Here is the tricky part - the method.   They sampled 282 chat channels "born" in the same month - born being when at least three members had exchanged at least four messages in 20 minutes - and then followed them for 6 months and did a survival analysis.   A channel was considered "dead" when it had no activity for four weeks.

They examined activity two hours after 'birth', the first day of activity, the first week of activity and the first two weeks of activity.  What they gathered was that member turnover was the key thing, not how many people posted comments or how many actual members it might have.  But turnover must mean different things to sociologists than it does to you and me.  I think of turnover as a corporate suit does - people lost and people replacing them.   They only mean people gained.

So here is our 'turnover for the last three weeks:

So new people are 'in' every day but were there any people 'out'?   I have no idea.  Because people are not contracted writers they come and go and never actually 'leave'  - someone could be gone for a year and not write and that is no issue and when they come back they write just like they were here yesterday.

It can't tell an outsider anything about our ability to survive, since most new members do not contribute content or even comment, membership just makes the articles and blogs easier to track and allows chat and other social things anonymous people cannot access.  Chat rooms may be more valid in that kind of study since the barrier to entry is much lower, though 4 weeks to be declared 'dead' seems awfully long.

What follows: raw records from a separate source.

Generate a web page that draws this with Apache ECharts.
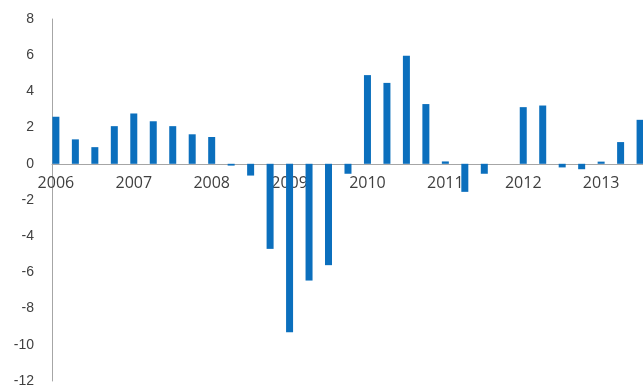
<!DOCTYPE html>
<html>
<head>
<meta charset="utf-8">
<script src="https://cdn.jsdelivr.net/npm/echarts@6/dist/echarts.min.js"></script>
<style>html,body{margin:0;padding:0;background:#fff}#c{width:643px;height:387px}</style>
</head>
<body>
<div id="c"></div>
<script>
// Quarterly values, 2006 Q1 .. 2013 Q3
const quarters = ['2006Q1','2006Q2','2006Q3','2006Q4','2007Q1','2007Q2','2007Q3','2007Q4',
  '2008Q1','2008Q2','2008Q3','2008Q4','2009Q1','2009Q2','2009Q3','2009Q4',
  '2010Q1','2010Q2','2010Q3','2010Q4','2011Q1','2011Q2','2011Q3','2011Q4',
  '2012Q1','2012Q2','2012Q3','2012Q4','2013Q1','2013Q2','2013Q3'];
const values = [2.6, 1.35, 0.92, 2.08, 2.78, 2.35, 2.08, 1.63,
  1.48, -0.1, -0.65, -4.7, -9.3, -6.45, -5.6, -0.55,
  4.9, 4.47, 5.97, 3.3, 0.13, -1.55, -0.55, 0,
  3.13, 3.22, -0.2, -0.3, 0.12, 1.2, 2.43];
const yearLabels = ['2006','2007','2008','2009','2010','2011','2012','2013'];
const yearLabelIndex = [0, 4, 8, 12, 16, 20, 24, 28];

const yMin = -12, yMax = 8;
const gridTop = 19, gridBottom = 6, H = 387;
const plotH = H - gridTop - gridBottom;
const zeroOffset = -(plotH * (0 - yMin) / (yMax - yMin));

const chart = echarts.init(document.getElementById('c'), null, {renderer: 'canvas'});
const axisGray = '#a6a6a6';
const textGray = '#404040';
const labelFmt = function (v) {
  const k = yearLabelIndex.indexOf(Math.round(v));
  return k >= 0 ? yearLabels[k] : '';
};
chart.setOption({
  animation: false,
  grid: {left: 52, right: 0, top: gridTop, bottom: gridBottom, containLabel: false, outerBoundsMode: 'none'},
  xAxis: [{
    type: 'value',
    min: -0.2,
    max: 30.15,
    z: 0,
    axisLine: {show: true, onZero: true, lineStyle: {color: axisGray, width: 1}},
    axisTick: {show: false},
    splitLine: {show: false},
    axisLabel: {show: false}
  }, {
    type: 'value',
    position: 'bottom',
    offset: zeroOffset,
    min: -0.2,
    max: 30.15,
    z: 0,
    axisLine: {show: false, onZero: false},
    axisTick: {show: false},
    splitLine: {show: false},
    axisLabel: {
      show: true,
      customValues: yearLabelIndex,
      margin: 12,
      color: textGray,
      fontFamily: 'Open Sans',
      fontSize: 16,
      formatter: labelFmt
    }
  }],
  yAxis: {
    type: 'value',
    min: yMin,
    max: yMax,
    interval: 2,
    z: 0,
    axisLine: {show: true, onZero: false, lineStyle: {color: axisGray, width: 1}},
    axisTick: {show: false},
    splitLine: {show: false},
    axisLabel: {margin: 18, color: textGray, fontFamily: 'Liberation Sans', fontSize: 14}
  },
  series: [{
    type: 'bar',
    xAxisIndex: 0,
    z: 10,
    barWidth: 7,
    itemStyle: {color: '#0b6fbd'},
    data: values.map((v, i) => [i, v])
  }]
});
</script>
</body>
</html>
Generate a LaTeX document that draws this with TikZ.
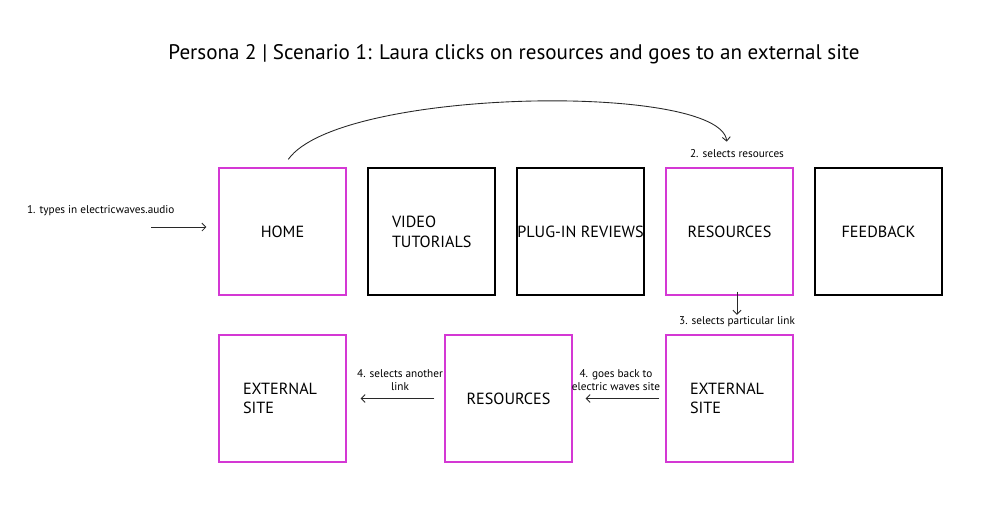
\documentclass[tikz,border=0pt]{standalone}
\usepackage{fontspec}
\setmainfont{PT Sans}
\usepackage{tikz}
\usetikzlibrary{positioning,arrows.meta,calc}
\definecolor{visitpink}{RGB}{212,56,212}
\definecolor{flowgrey}{RGB}{40,40,40}
\tikzset{
  pagebox/.style={draw=black,line width=0.6pt,minimum width=2.54cm,minimum height=2.54cm,inner sep=0pt,align=center,font=\fontsize{9.2}{11.2}\selectfont},
  visited/.style={pagebox,draw=visitpink},
  leftlabel/.style={text width=1.58cm,inner xsep=0.48cm,align=left},
  steplabel/.style={font=\fontsize{6.4}{7.6}\selectfont,inner sep=1pt,align=center},
  flow/.style={-{Straight Barb[length=0.8mm,width=1.6mm]},line width=0.5pt,draw=flowgrey},
}
\begin{document}
\begin{tikzpicture}[x=0.02cm,y=-0.02cm]
  \useasboundingbox (0,0) rectangle (1000,524);
  % title
  \node[font=\fontsize{12}{14.4}\selectfont] (title) at (514,54) {Persona 2 | Scenario 1: Laura clicks on resources and goes to an external site};
  % site pages, top row
  \node[visited] (home) at (282.5,231.5) {HOME};
  \node[pagebox,leftlabel] (video) at (431.5,231.5) {VIDEO\\TUTORIALS};
  \node[pagebox] (plugin) at (580.5,231.5) {PLUG-IN REVIEWS};
  \node[visited] (res) at (729.5,231.5) {RESOURCES};
  \node[pagebox] (feedback) at (878.5,231.5) {FEEDBACK};
  % bottom row
  \node[visited,leftlabel] (extA) at (282.5,398.5) {EXTERNAL\\SITE};
  \node[visited] (resB) at (508.5,398.5) {RESOURCES};
  \node[visited,leftlabel] (extB) at (729.5,398.5) {EXTERNAL\\SITE};
  % steps
  \node[steplabel,anchor=west] (s1) at (25,211) {1. types in electricwaves.audio};
  \coordinate (typein) at (151,227);
  \draw[flow,shorten >=0.24cm] (typein) -- (typein -| home.west);
  \node[steplabel] (s2) at (737,154) {2. selects resources};
  \draw[flow,shorten <=0.2cm,shorten >=0.52cm] (home.north) .. controls +(57,-80) and +(-9,-85) .. (res.north);
  \node[steplabel] (s3) at (737,322) {3. selects particular link};
  \draw[flow,shorten <=-0.08cm] (s3.north |- res.south) -- (s3.north);
  \node[steplabel] (s4) at (616,380) {4. goes back to\\electric waves site};
  \draw[flow,shorten <=0.12cm,shorten >=0.26cm] (extB.west) -- (resB.east);
  \node[steplabel] (s5) at (400,380) {4. selects another\\link};
  \draw[flow,shorten <=0.2cm,shorten >=0.28cm] (resB.west) -- (extA.east);
\end{tikzpicture}
\end{document}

What might explain our success is the number of messages that are posted between members, which the researchers also regard as a good barometer - we are not talking at the audience, we are also part of the audience, and their analysis stated that the number of messages between members correlated to higher chances or survival.

But if the ratio between the number of messages and the number of members remains the same after two weeks of the community's activity, the chances of "death" become higher.   Irregularity helps, it seems, and neither increasing ratio of messages between members nor decreasing made much difference. 

"Prediction of an online community's survival chances cannot be based on quantitative data relating to the size of the group or even to its growth rate alone. A social predictor, on the other hand, can much better predict its chances," said Raban.